Say it isn’t so! Oh, wait, it’s completely so. Apparently, the Fed© treats their “management” of fiscal policy just as seriously as the Watts Porch Pirates treat their “management” of Amazon® freight logistics.
Well, at least they’ve done well with the economy, preserving the purchasing power of money over time, right?
Of course . . . not.
I’d point out how bad this graph is, but somehow I don’t feel as sad with this one.
In reality, monetary policy since the Fed™ started has been to make your cash worthless, over time. You can see what a great job they’ve done since 2000. In effect, the Fed© has been in your bank account, robbing it bit by bit, just like the Hollywood Buccaneers have been boosting freight out of the train yard. They just leave a bit less trash.
But certainly, they’ve been operating now as a sober bunch.
Ha!
No! They’ve taken every Fed® interest rate record since 1955 and smashed it! They are, absolutely provably, so drunk on Jack Daniels® that they can’t feel their collective jaws. They are knee-walking, porcelain-grabbing drunk.
Wolfstreet.com called them . . . The Most Reckless Fed® Ever. (LINK)
They put together a nice graph (below) that shows that if you take the Fed™ funds rate (what they charge to borrow money) and subtract inflation, we’re at a LIFETIME level of irresponsibility. The Quantitative Easing (ahem, helicopter cash) and Stimulus Bills (ahem, more helicopter cash) have pushed inflation up.
The reckless bit is on the right. No, farther right. Yes, farther.

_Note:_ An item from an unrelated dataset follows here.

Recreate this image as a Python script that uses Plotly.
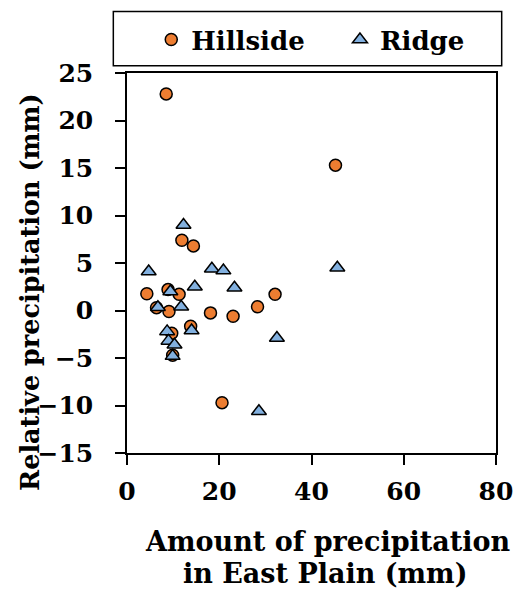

So, all of the “Fight for $15” folks are quiet now, because whatever the minimum wage is, $15 is attainable doing temp work. Everyone not making big bucks? Inflation is eating the raises of most people. So who’s winning? I mean, besides the insider traders at the Fed™?
People who own stuff. Inflation makes cash worth less, and eventually worthless. Owning things makes sense in a world where cash is becoming worthless. Who owns things? Rich people. They’ve done very, very well. Why is Tesla®, which made 936,000 cars last year, has a market cap of $1.1 trillion dollars. Doing the math . . . that has Tesla© worth $1,175,214 . . . per car they made.
Huh? Honestly, it’s not a stock: it’s a meme.
I guess people have to buy something. Notice that Elon himself was selling his stock to convert it to (temporarily) cash to convert it to . . . stuff. Even the tax hit wasn’t enough to deter him – he might well have the biggest tax bill of any individual in history this year.
Why? Do you sell a stock that you think is going to go up? No. You sell a meme. And let’s not talk about how the Fed© has force-fed banks billions of dollars to prop them up and increase their profitability.
I hear he wears Space-Axe® body spray.
So, we have pirates looting railcars to take home blenders and game controllers. We’re not stopping them.
We also have much, much bigger thieves – the Freebooters of the Fed™ who have done their very best to, first by inflation, then by recession, to drain trillions of dollars of savings of average Americans, and it doesn’t even get higher up in the newspaper than an Indian train accident.
Looks like the D.A. isn’t prosecuting these guys, either. Guess they haven’t tried to smuggle any plastic straws . . . at least then they’d get sent to Workers Leisure and Re-Education Camp #495.